Your job is to return the lines between the line holding "Rebuild this chart" and the line holding "Chart.register(...registerables);", inclusive, exactly and with no pictures.

──────────────────────────────

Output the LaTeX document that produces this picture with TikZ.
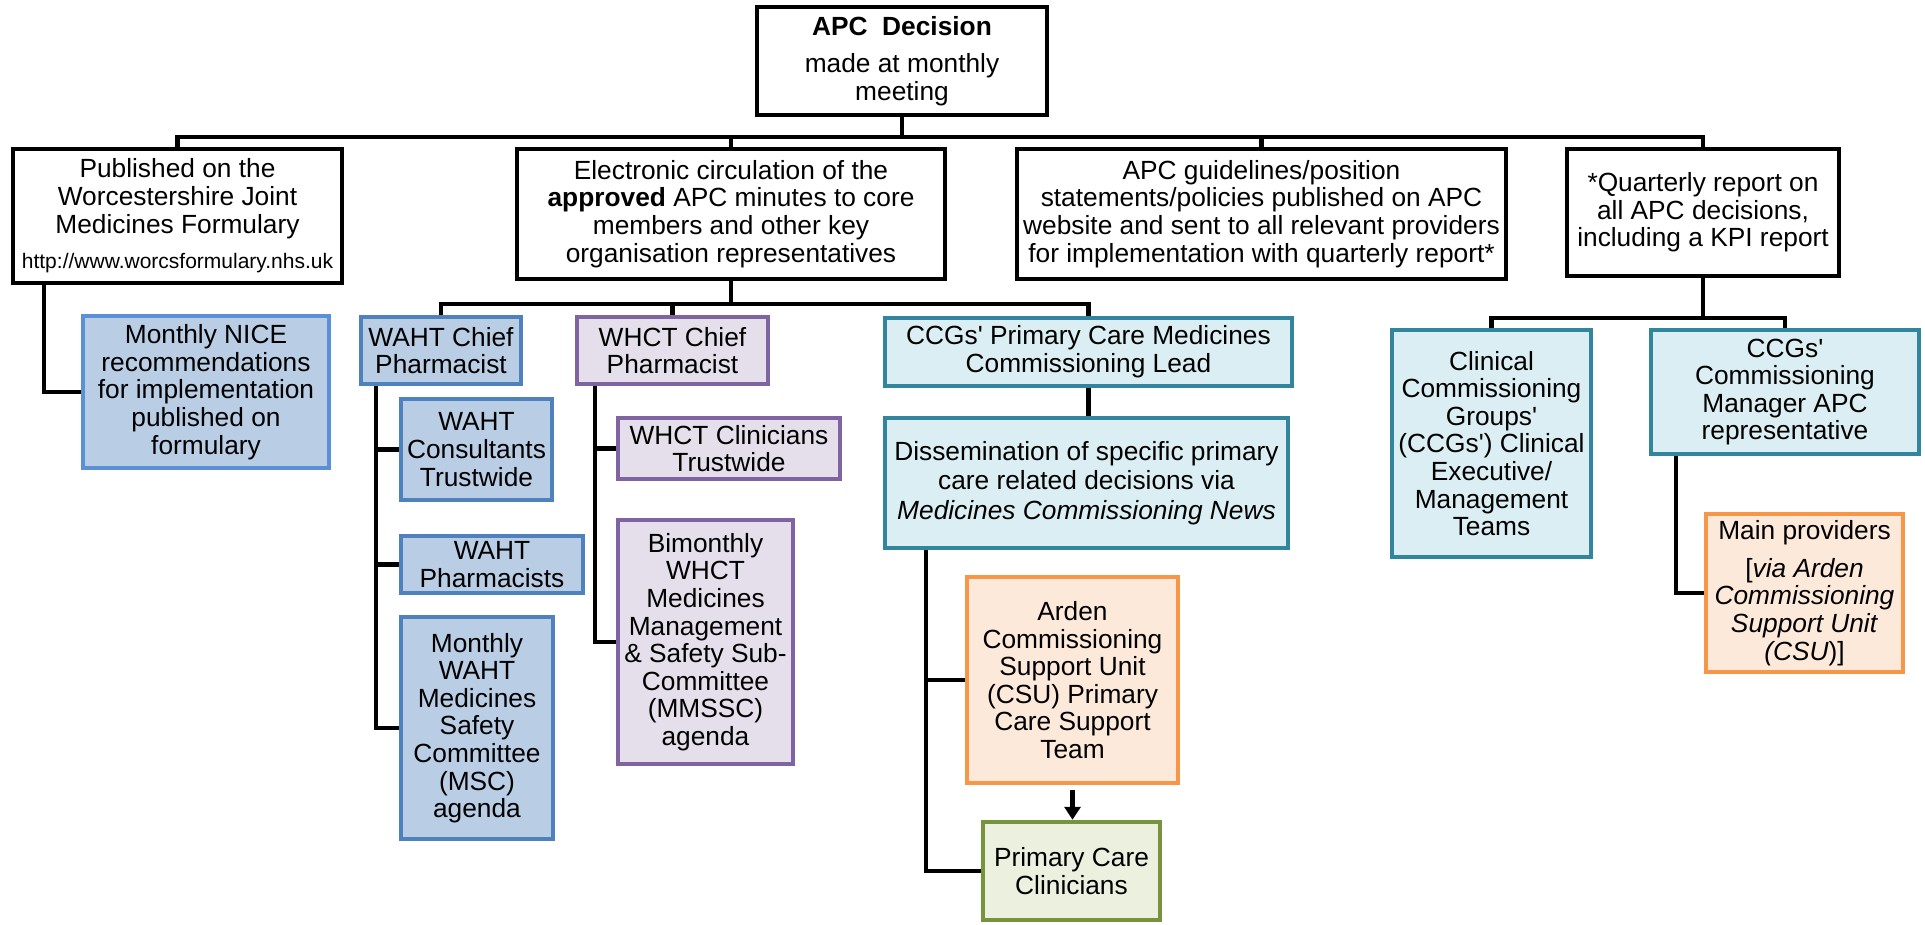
\documentclass[tikz,border=0pt]{standalone}
\usepackage{fontspec}
\setmainfont{Liberation Sans}
\usetikzlibrary{arrows.meta}
\newcommand\apos{\textquotesingle}
\definecolor{wahtF}{HTML}{B9CDE5}
\definecolor{wahtD}{HTML}{4F81BD}
\definecolor{niceD}{HTML}{5B8FD6}
\definecolor{whctF}{HTML}{E5DFEC}
\definecolor{whctD}{HTML}{8064A2}
\definecolor{ccgF}{HTML}{DAEEF3}
\definecolor{ccgD}{HTML}{31859C}
\definecolor{orgF}{HTML}{FDE9D9}
\definecolor{orgD}{HTML}{F79646}
\definecolor{grnF}{HTML}{EBF1DE}
\definecolor{grnD}{HTML}{77933C}
\begin{document}
\begin{tikzpicture}[x=1pt,y=-1pt,
  base/.style={rectangle, line width=4.5pt, inner sep=0pt, align=center,
    font=\fontsize{26.3}{27.6}\selectfont},
  blk/.style={base, draw=black, fill=white},
  wahtbox/.style={base, draw=wahtD, fill=wahtF},
  nicebox/.style={base, draw=niceD, fill=wahtF},
  whctbox/.style={base, draw=whctD, fill=whctF},
  ccgbox/.style={base, draw=ccgD, fill=ccgF},
  orgbox/.style={base, draw=orgD, fill=orgF},
  grnbox/.style={base, draw=grnD, fill=grnF},
  conn/.style={line width=4.3pt, line join=miter}
]
\useasboundingbox (0,0) rectangle (1925,925);
\fill[white] (0,0) rectangle (1925,925);

% level 0
\node[blk, minimum width=290, minimum height=108] (apc) at (902,61)
  {\textbf{APC\ \ Decision}\\[10pt]made at monthly\\meeting};

% level 1
\node[blk, minimum width=329, minimum height=134] (pub) at (177.5,216)
  {Published on the\\Worcestershire Joint\\Medicines Formulary\\[8pt]{\fontsize{21}{25}\selectfont http://www.worcsformulary.nhs.uk}};
\node[blk, minimum width=428, minimum height=130] (elec) at (731,214)
  {Electronic circulation of the\\\textbf{approved} APC minutes to core\\members and other key\\organisation representatives};
\node[blk, minimum width=489, minimum height=130] (guide) at (1261.5,214)
  {APC guidelines/position\\statements/policies published on APC\\website and sent to all relevant providers\\for implementation with quarterly report*};
\node[blk, minimum width=272, minimum height=127] (quart) at (1703,212.5)
  {*Quarterly report on\\all APC decisions,\\including a KPI report};

% published branch
\node[nicebox, minimum width=246, minimum height=152] (nice) at (206,392)
  {Monthly NICE\\recommendations\\for implementation\\published on\\formulary};

% WAHT branch
\node[wahtbox, minimum width=160, minimum height=67] (wahtc) at (441,350.5)
  {WAHT Chief\\Pharmacist};
\node[wahtbox, minimum width=151, minimum height=101] (wahtcons) at (476.5,449.5)
  {WAHT\\Consultants\\Trustwide};
\node[wahtbox, minimum width=182, minimum height=57] (wahtph) at (492,564.5)
  {WAHT\\Pharmacists};
\node[wahtbox, minimum width=152, minimum height=222] (wahtmsc) at (477,728)
  {Monthly\\WAHT\\Medicines\\Safety\\Committee\\(MSC)\\agenda};

% WHCT branch
\node[whctbox, minimum width=191, minimum height=67] (whctc) at (672.5,350.5)
  {WHCT Chief\\Pharmacist};
\node[whctbox, minimum width=222, minimum height=61] (whctcl) at (729,448.5)
  {WHCT Clinicians\\Trustwide};
\node[whctbox, minimum width=175, minimum height=244] (whctmm) at (705.5,642)
  {Bimonthly\\WHCT\\Medicines\\Management\\\& Safety Sub-\\Committee\\(MMSSC)\\agenda};

% CCG primary care branch
\node[ccgbox, minimum width=407, minimum height=68] (ccglead) at (1088.5,352)
  {CCGs\apos{} Primary Care Medicines\\Commissioning Lead};
\node[ccgbox, minimum width=403, minimum height=130,
  font=\fontsize{26.3}{29.5}\selectfont] (dissem) at (1086.5,483)
  {Dissemination of specific primary\\care related decisions via\\\textit{Medicines Commissioning News}};
\node[orgbox, minimum width=211, minimum height=206] (arden) at (1072.5,680)
  {Arden\\Commissioning\\Support Unit\\(CSU) Primary\\Care Support\\Team};
\node[grnbox, minimum width=177, minimum height=98] (pcc) at (1071.5,871)
  {Primary Care\\Clinicians};

% quarterly branch
\node[ccgbox, minimum width=199, minimum height=227] (clin) at (1491.5,443.5)
  {Clinical\\Commissioning\\Groups\apos\\(CCGs\apos) Clinical\\Executive/\\Management\\Teams};
\node[ccgbox, minimum width=268, minimum height=124] (ccgcm) at (1785,392)
  {CCGs\apos\\Commissioning\\Manager APC\\representative};
\node[orgbox, minimum width=197, minimum height=158] (mainp) at (1804.5,593)
  {Main providers\\[10pt]{[}\textit{via Arden}\\\textit{Commissioning}\\\textit{Support Unit}\\\textit{(CSU})]};

% connector helper coordinates
\coordinate (bar1) at (0,137);
\coordinate (bar2) at (0,304);
\coordinate (bar3) at (0,318);

% top level connectors
\draw[conn] (pub.north) -- (pub.north |- bar1) -- (quart.north |- bar1) -- (quart.north);
\draw[conn] (apc.south) -- (apc.south |- bar1);
\draw[conn] (elec.north |- bar1) -- (elec.north);
\draw[conn] (guide.north |- bar1) -- (guide.north);

% published -> NICE
\coordinate (pv) at ([xshift=33pt]pub.south west);
\draw[conn] (pv) |- (nice.west);

% electronic -> second level
\draw[conn] (elec.south) -- (elec.south |- bar2);
\draw[conn] (wahtc.north) -- (wahtc.north |- bar2) -- (ccglead.north |- bar2) -- (ccglead.north);
\draw[conn] (whctc.north |- bar2) -- (whctc.north);

% WAHT tree
\coordinate (wv) at ([xshift=17pt]wahtc.south west);
\draw[conn] (wv) |- (wahtmsc.west);
\draw[conn] (wv |- wahtcons.west) -- (wahtcons.west);
\draw[conn] (wv |- wahtph.west) -- (wahtph.west);

% WHCT tree
\coordinate (hv) at ([xshift=20pt]whctc.south west);
\draw[conn] (hv) |- (whctmm.west);
\draw[conn] (hv |- whctcl.west) -- (whctcl.west);

% CCG primary care tree
\draw[conn] (ccglead.south) -- (ccglead.south |- dissem.north);
\coordinate (dv) at ([xshift=43pt]dissem.south west);
\draw[conn] (dv) |- (pcc.west);
\draw[conn] (dv |- arden.west) -- (arden.west);
\draw[conn, -{Triangle[length=13pt,width=16pt]}] ([yshift=-5pt]arden.south) -- (arden.south |- pcc.north);

% quarterly tree
\draw[conn] (quart.south) -- (quart.south |- bar3);
\draw[conn] (clin.north) -- (clin.north |- bar3) -- (ccgcm.north |- bar3) -- (ccgcm.north);
\coordinate (cv) at ([xshift=27pt]ccgcm.south west);
\draw[conn] (cv) |- (mainp.west);
\end{tikzpicture}
\end{document}
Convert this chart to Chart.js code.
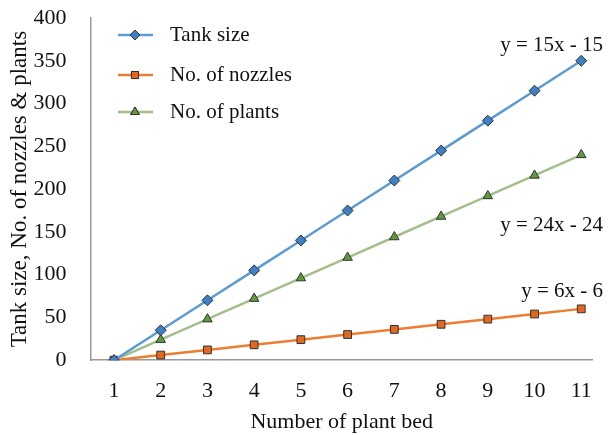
<!DOCTYPE html>
<html>
<head>
<meta charset="utf-8">
<script src="https://cdn.jsdelivr.net/npm/chart.js@4"></script>
<style>
  html, body { margin: 0; padding: 0; background: #fff; }
  #wrap { width: 610px; height: 435px; }
</style>
</head>
<body>
<div id="wrap"><canvas id="chart"></canvas></div>
<script>
const beds = [1, 2, 3, 4, 5, 6, 7, 8, 9, 10, 11];
const tankSize = [0, 35, 70, 105, 140, 175, 210, 245, 280, 315, 350];
const nozzles = [0, 6, 12, 18, 24, 30, 36, 42, 48, 54, 60];
const plants = [0, 24, 48, 72, 96, 120, 144, 168, 192, 216, 240];
const seriesNames = ['Tank size', 'No. of nozzles', 'No. of plants'];
const equations = ['y = 15x - 15', 'y = 24x - 24', 'y = 6x - 6'];

const FONT = '"Liberation Serif", "Times New Roman", serif';
const BLUE = '#5b9bd5', BLUE_PT = '#3f7fc4';
const ORANGE = '#ed7d31', ORANGE_PT = '#e0691f';
const GREEN = '#a3bf8a', GREEN_PT = '#5f9a3c';

function pts(arr) {
    return beds.map((b, i) => ({ x: b, y: arr[i] }));
}

// legend + equation labels drawn inside the plot
const extras = {
    id: 'extras',
    afterDraw(chart) {
        const c = chart.ctx;
        c.save();
        c.font = '21px ' + FONT;
        c.textBaseline = 'middle';
        const items = [
            { y: 35, color: BLUE, fill: BLUE_PT, shape: 'rectRot' },
            { y: 75, color: ORANGE, fill: ORANGE_PT, shape: 'rect' },
            { y: 112, color: GREEN, fill: GREEN_PT, shape: 'triangle' }
        ];
        items.forEach((it, i) => {
            c.strokeStyle = it.color;
            c.lineWidth = 2.5;
            c.beginPath();
            c.moveTo(118, it.y);
            c.lineTo(153, it.y);
            c.stroke();
            c.fillStyle = it.fill;
            c.strokeStyle = '#333';
            c.lineWidth = 1;
            Chart.helpers.drawPoint(c, { pointStyle: it.shape, radius: 5, rotation: 0, borderWidth: 1 }, 135, it.y);
            c.fill();
            c.stroke();
            c.fillStyle = '#111';
            c.textAlign = 'left';
            c.fillText(seriesNames[i], 170, it.y);
        });
        c.textAlign = 'right';
        c.fillText(equations[0], 603, 45);
        c.fillText(equations[1], 603, 225);
        c.fillText(equations[2], 603, 291);
        c.restore();
    }
};

function ds(label, arr, line, fill, shape) {
    return {
        label: label,
        data: pts(arr),
        borderColor: line,
        backgroundColor: fill,
        pointBackgroundColor: fill,
        pointBorderColor: '#333',
        pointBorderWidth: 1,
        pointStyle: shape,
        pointRadius: 5.5,
        borderWidth: 2.5,
        tension: 0
    };
}

new Chart(document.getElementById('chart'), {
    type: 'line',
    data: {
        datasets: [
            ds(seriesNames[0], tankSize, BLUE, BLUE_PT, 'rectRot'),
            ds(seriesNames[2], plants, GREEN, GREEN_PT, 'triangle'),
            ds(seriesNames[1], nozzles, ORANGE, ORANGE_PT, 'rect')
        ]
    },
    plugins: [extras],
    options: {
        responsive: true,
        maintainAspectRatio: false,
        animation: false,
        layout: { padding: { top: 0, right: 0, bottom: 0, left: 4 } },
        plugins: {
            legend: { display: false },
            tooltip: { enabled: false }
        },
        scales: {
            x: {
                type: 'linear',
                min: 0.5,
                max: 11.25,
                afterBuildTicks(axis) {
                    axis.ticks = beds.map(v => ({ value: v }));
                },
                afterFit(scale) {
                    scale.height -= 14;
                },
                grid: { display: false, drawTicks: false },
                border: { color: '#999', width: 1.5 },
                ticks: { color: '#111', font: { family: FONT, size: 22 }, padding: 18, maxRotation: 0 },
                title: { display: true, text: 'Number of plant bed', color: '#111', font: { family: FONT, size: 22 }, padding: { top: 0, bottom: 0 } }
            },
            y: {
                min: 0,
                max: 400,
                afterFit(scale) {
                    scale.paddingTop = 18;
                    scale.width -= 24;
                },
                ticks: { stepSize: 50, color: '#111', font: { family: FONT, size: 22 }, padding: 24 },
                grid: { display: false, drawTicks: false },
                border: { color: '#999', width: 1.5 },
                title: { display: true, text: 'Tank size, No. of nozzles & plants', color: '#111', font: { family: FONT, size: 23 }, padding: { top: 2, bottom: 0 } }
            }
        }
    }
});
</script>
</body>
</html>
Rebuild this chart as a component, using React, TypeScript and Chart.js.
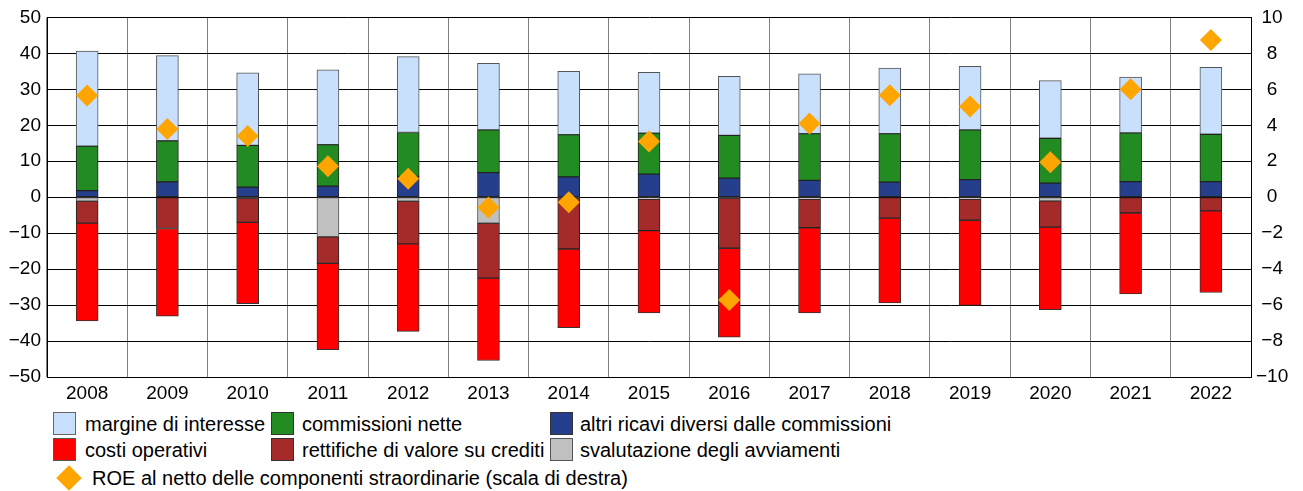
import React, { useEffect, useRef } from "react";
import { Chart, registerables } from "chart.js";

Chart.register(...registerables);

const years = ["2008", "2009", "2010", "2011", "2012", "2013", "2014", "2015", "2016", "2017", "2018", "2019", "2020", "2021", "2022"];
const altriRicavi = [1.85, 4.26, 2.8, 3.1, 5.8, 6.85, 5.65, 6.4, 5.3, 4.7, 4.2, 4.9, 3.9, 4.35, 4.35];
const commissioni = [12.35, 11.44, 11.6, 11.5, 12.2, 11.85, 11.75, 11.4, 11.9, 13.0, 13.5, 13.8, 12.5, 13.55, 13.15];
const margine = [26.4, 23.65, 20.2, 20.8, 21.1, 18.5, 17.6, 16.9, 16.4, 16.6, 18.2, 17.7, 16.0, 15.5, 18.6];
const svalutazione = [-1.1, 0, -0.3, -11.0, -1.1, -7.2, -0.3, -0.5, -0.3, -0.5, 0, -0.5, -1.0, 0, 0];
const rettifiche = [-6.1, -8.7, -6.7, -7.4, -11.9, -15.3, -14.1, -8.8, -13.9, -8.0, -5.8, -5.9, -7.3, -4.4, -3.8];
const costi = [-27.2, -24.4, -22.6, -24.0, -24.3, -22.9, -21.9, -22.9, -24.7, -23.7, -23.6, -23.7, -23.0, -22.5, -22.7];
const roe = [5.65, 3.8, 3.4, 1.72, 1.02, -0.57, -0.28, 3.1, -5.72, 4.1, 5.67, 5.04, 1.94, 6.0, 8.74];

const FONT = "'Liberation Sans', Arial, sans-serif";
const C_MARG = "#c9e0fd";
const C_COMM = "#228b22";
const C_ALTRI = "#263f8c";
const C_COSTI = "#ff0000";
const C_RETT = "#a52a2a";
const C_SVAL = "#c0c0c0";
const C_ROE = "#ffa500";

const nz = (a: number[]) => a.map((v) => (v === 0 ? null : v));
const fmt = (v: any) => String(v).replace("-", "\u2212");

function bar(label: string, data: number[], color: string, border: string) {
  return {
    type: "bar" as const,
    label,
    data: nz(data),
    backgroundColor: color,
    borderColor: border,
    borderWidth: 1,
    borderSkipped: false,
    barThickness: 22,
    stack: "s",
    yAxisID: "y",
    order: 1,
  };
}

const legendRows: { label: string; color: string; border: string; x: number; tx: number; y: number }[] = [
  { label: "margine di interesse", color: C_MARG, border: "#666", x: 53, tx: 85, y: 412 },
  { label: "commissioni nette", color: C_COMM, border: "#333", x: 271, tx: 302, y: 412 },
  { label: "altri ricavi diversi dalle commissioni", color: C_ALTRI, border: "#333", x: 550, tx: 580, y: 412 },
  { label: "costi operativi", color: C_COSTI, border: "#555", x: 53, tx: 85, y: 438 },
  { label: "rettifiche di valore su crediti", color: C_RETT, border: "#333", x: 271, tx: 302, y: 438 },
  { label: "svalutazione degli avviamenti", color: C_SVAL, border: "#555", x: 550, tx: 580, y: 438 },
];

export default function App() {
  const ref = useRef<HTMLCanvasElement>(null);
  useEffect(() => {
    if (!ref.current) return;
    const chart = new Chart(ref.current, {
      type: "bar",
      data: {
        labels: years,
        datasets: [
          bar("altri ricavi diversi dalle commissioni", altriRicavi, C_ALTRI, "#222"),
          bar("commissioni nette", commissioni, C_COMM, "#222"),
          bar("margine di interesse", margine, C_MARG, "#555"),
          bar("svalutazione degli avviamenti", svalutazione, C_SVAL, "#555"),
          bar("rettifiche di valore su crediti", rettifiche, C_RETT, "#222"),
          bar("costi operativi", costi, C_COSTI, "#333"),
          {
            type: "line" as const,
            label: "ROE al netto delle componenti straordinarie (scala di destra)",
            data: roe,
            yAxisID: "y1",
            showLine: false,
            pointStyle: "rectRot",
            pointRadius: 11,
            pointHoverRadius: 11,
            pointBackgroundColor: C_ROE,
            pointBorderColor: C_ROE,
            pointBorderWidth: 0,
            backgroundColor: C_ROE,
            borderColor: C_ROE,
            order: 0,
          } as any,
        ],
      },
      options: {
        responsive: false,
        animation: false,
        layout: { padding: { top: 17, bottom: 0, left: 0, right: 0 } },
        plugins: { legend: { display: false }, tooltip: { enabled: false } },
        scales: {
          x: {
            stacked: true,
            offset: true,
            grid: { color: "#808080", lineWidth: 1, drawTicks: false, offset: true },
            border: { color: "#000", width: 1 },
            ticks: { color: "#000", font: { family: FONT, size: 19 }, padding: 5, maxRotation: 0 },
            afterFit: (s: any) => {
              s.height = 23;
            },
          },
          y: {
            stacked: true,
            position: "left",
            min: -50,
            max: 50,
            grid: { color: "#000", lineWidth: 1, drawTicks: false },
            border: { color: "#000", width: 1 },
            ticks: { stepSize: 10, color: "#000", font: { family: FONT, size: 19 }, padding: 6, callback: fmt },
            afterFit: (s: any) => {
              s.width = 47;
            },
          },
          y1: {
            position: "right",
            min: -10,
            max: 10,
            grid: { display: false, drawTicks: false },
            border: { color: "#000", width: 1 },
            ticks: {
              stepSize: 2,
              color: "#000",
              font: { family: FONT, size: 19 },
              padding: 5,
              crossAlign: "center",
              callback: fmt,
            },
            afterFit: (s: any) => {
              s.width = 52;
            },
          },
        },
      } as any,
    });
    return () => chart.destroy();
  }, []);

  return (
    <div style={{ position: "absolute", left: 0, top: 0, width: 1303, height: 491, background: "#fff", fontFamily: FONT }}>
      <canvas ref={ref} width={1303} height={400} style={{ position: "absolute", left: 0, top: 0, width: 1303, height: 400 }} />
      {legendRows.map((r) => (
        <React.Fragment key={r.label}>
          <div
            style={{
              position: "absolute",
              left: r.x,
              top: r.y,
              width: 21,
              height: 21,
              background: r.color,
              border: `1px solid ${r.border}`,
            }}
          />
          <div
            style={{
              position: "absolute",
              left: r.tx,
              top: r.y + 1,
              height: 23,
              lineHeight: "23px",
              fontSize: 20,
              color: "#000",
              whiteSpace: "nowrap",
            }}
          >
            {r.label}
          </div>
        </React.Fragment>
      ))}
      <div
        style={{
          position: "absolute",
          left: 69 - 9,
          top: 478 - 9,
          width: 18,
          height: 18,
          background: C_ROE,
          transform: "rotate(45deg)",
        }}
      />
      <div
        style={{
          position: "absolute",
          left: 92,
          top: 467,
          height: 23,
          lineHeight: "23px",
          fontSize: 20,
          color: "#000",
          whiteSpace: "nowrap",
        }}
      >
        ROE al netto delle componenti straordinarie (scala di destra)
      </div>
    </div>
  );
}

──────────────────────────────

Solution:
Rebuild this chart as a component, using React, TypeScript and Chart.js.
import React, { useEffect, useRef } from "react";
import { Chart, registerables } from "chart.js";

Chart.register(...registerables);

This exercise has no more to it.